Alice In Chains returned to Glasgow last Friday, playing the O2 Academy for the second time since recruiting new lead singer William DuVall.

New album The Devil Put Dinosaurs Here might have only been released in May but any mention of it was notably absent – in fact, DuVall and co. didn’t say much at all. Largely low-key in how they were dressed – save for guitarist Jerry Cantrell wearing a kilt – and often silhouetted by the large LED screens situated behind them, the band had no intention of bantering with the audience or screwing around.

They came to play sludgy, fuzzy heavy metal – and for almost two hours that’s exactly what they did.

The crowd needed little encouraging drowning them out during the roaring chrous of opener ‘Rain When I Die’. When they weren’t being outdone by their own fans in the volume stakes Alice In Chains sounded as great as they did in the Layne Staley days. DuVall sounds spookily similar to the original frontman, perhaps a little less tense. Nevertheless, he was able to match Staley’s raw vocal power on ‘Them Bones’ and ‘Man In The Box’.

Perhaps owing to their raw, underproduced sound, there isn’t much that separates an Alice In Chains live performance of 2013 from the recordings of the Nineties. Cantrell’s guitar, occasionally assisted by DuVall on backing duties, is as alive as ever. On almost every song, he switched from harder, grungier chords to electrified solo micro-explosions off the cuff, as if it was no big deal. My ears say otherwise.

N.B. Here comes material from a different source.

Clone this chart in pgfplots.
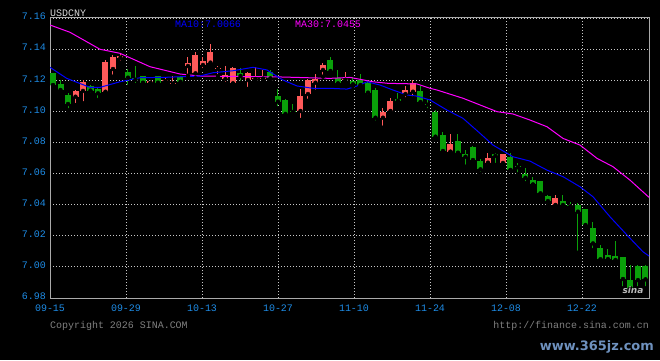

After an hour and a quarter of playing the band took their leave, returning for not one but two encores of both newer material and older material, including the almost obligatory ‘Would?’. They rounded off with the mellow, dream-like ‘Rooster’. Written by Cantrell about his father’s time serving in the army, the opening line, a drawn-out drawl of “Ain’t found a way to kill me yet”, seems apt for a band demonstrating remarkable staying power.

The setlist could have used some energising. Exciting and powerful at the start, the energy dipped a little towards the midpoint as the band opted for slower songs like the acoustically-flavoured ‘Nutshell‘ and the buzzing trudge of ‘Grind’.

Perhaps padding out the second half with some of the bigger songs of the first half might have done the trick. Make no mistake – the band haven’t lost it. They’ve still got their amazing fuzzy groove and DuVall’s vocal delivery do the songs a great service. Newer songs such as Hollow and Voices made the setlist, both from The Devil Put Dinosaurs Here, but they slotted smoothly into place amongst older, more renowned tracks.

It just wasn’t quite balanced enough.